In many ways, the modern private-market TDF structure resembles the same “stable until suddenly unstable” dynamic that historically appeared in:

  • insurance general accounts,
  • synthetic yield products,
  • structured credit vehicles,
  • and certain stable value structures before periods of market stress.

5. Fee Disclosure Still Avoids the Real Economics

PwC mentions fee justification and disclosure, but the paper still largely avoids the most important issue:
the economics of the entire ecosystem.

Private equity fees are not limited to a simple “2 and 20” discussion anymore.

The fee stack increasingly includes:

  • private equity manager fees,
  • carried interest,
  • secondary transaction costs,
  • consultant fees,
  • OCIO overlays,
  • valuation vendors,
  • CIT structures,
  • recordkeeper revenue sharing,
  • custom TDF fees,
  • and insurance wrappers.

This is why the industry’s obsession with DC access is so intense.

Even a small allocation inside massive retirement systems creates extraordinary recurring fee streams.

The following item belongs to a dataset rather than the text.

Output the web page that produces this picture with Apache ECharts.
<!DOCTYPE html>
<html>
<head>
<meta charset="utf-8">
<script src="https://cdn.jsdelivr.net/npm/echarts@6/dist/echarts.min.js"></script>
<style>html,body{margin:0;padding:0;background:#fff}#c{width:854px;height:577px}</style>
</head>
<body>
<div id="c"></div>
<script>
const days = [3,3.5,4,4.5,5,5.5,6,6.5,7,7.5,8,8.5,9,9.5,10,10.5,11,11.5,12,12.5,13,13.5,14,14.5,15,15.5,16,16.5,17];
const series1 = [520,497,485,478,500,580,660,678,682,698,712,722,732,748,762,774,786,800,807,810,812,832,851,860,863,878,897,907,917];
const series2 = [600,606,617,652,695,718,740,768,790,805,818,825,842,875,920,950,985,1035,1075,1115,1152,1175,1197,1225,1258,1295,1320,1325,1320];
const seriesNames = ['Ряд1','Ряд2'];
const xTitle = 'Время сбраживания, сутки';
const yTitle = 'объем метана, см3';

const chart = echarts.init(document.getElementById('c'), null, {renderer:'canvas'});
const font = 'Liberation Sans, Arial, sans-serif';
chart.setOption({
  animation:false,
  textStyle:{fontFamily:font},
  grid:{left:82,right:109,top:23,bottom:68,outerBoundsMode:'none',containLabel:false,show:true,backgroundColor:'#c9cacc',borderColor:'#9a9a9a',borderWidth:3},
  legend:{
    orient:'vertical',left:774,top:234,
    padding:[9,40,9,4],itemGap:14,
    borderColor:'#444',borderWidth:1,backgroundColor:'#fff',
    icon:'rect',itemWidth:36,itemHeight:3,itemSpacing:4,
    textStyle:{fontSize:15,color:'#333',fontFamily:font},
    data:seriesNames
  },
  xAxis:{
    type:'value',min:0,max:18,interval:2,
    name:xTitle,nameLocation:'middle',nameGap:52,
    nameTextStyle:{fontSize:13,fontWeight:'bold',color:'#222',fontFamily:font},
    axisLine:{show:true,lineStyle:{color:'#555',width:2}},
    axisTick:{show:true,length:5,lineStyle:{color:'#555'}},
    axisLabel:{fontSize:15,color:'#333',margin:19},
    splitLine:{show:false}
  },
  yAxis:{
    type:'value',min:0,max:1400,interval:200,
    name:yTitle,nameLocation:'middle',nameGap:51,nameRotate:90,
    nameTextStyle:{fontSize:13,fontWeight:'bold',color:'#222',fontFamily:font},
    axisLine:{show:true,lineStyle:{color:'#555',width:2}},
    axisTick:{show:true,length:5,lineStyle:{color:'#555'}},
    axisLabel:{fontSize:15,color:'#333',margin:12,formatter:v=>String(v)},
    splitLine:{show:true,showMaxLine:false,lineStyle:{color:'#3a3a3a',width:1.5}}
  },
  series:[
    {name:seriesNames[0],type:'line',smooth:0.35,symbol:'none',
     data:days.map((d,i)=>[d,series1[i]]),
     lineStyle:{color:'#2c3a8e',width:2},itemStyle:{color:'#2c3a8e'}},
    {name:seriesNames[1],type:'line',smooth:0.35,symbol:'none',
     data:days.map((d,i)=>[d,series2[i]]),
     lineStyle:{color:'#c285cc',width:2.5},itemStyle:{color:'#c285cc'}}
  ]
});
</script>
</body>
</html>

PwC’s own estimate of $19.2 billion in additional annual industry fees may actually understate the long-term economic opportunity.

The Real Goal Is Embedding, Not Selection

The most honest sentence in the PwC paper is the recognition that success in defined contribution plans comes from becoming embedded.

That is exactly correct.

Participants rarely affirmatively choose complex illiquid products.

Instead, the industry seeks:

  • default structures,
  • consultant-approved models,
  • CIT wrappers,
  • custom glidepaths,
  • and bundled fiduciary narratives that make the exposure effectively invisible.

The future battle over private equity in 401(k)s will not primarily be fought over performance.

It will be fought over:

  • transparency,
  • accounting standards,
  • liquidity truthfulness,
  • prohibited transactions,
  • consultant conflicts,
  • and whether fiduciaries can legally place opaque, self-priced, high-fee structures into participant-directed retirement plans.

The devil is not in the headline promises.

The devil is in the accounting, the liquidity assumptions, and the distribution structure.

And PwC’s paper unintentionally confirms exactly that.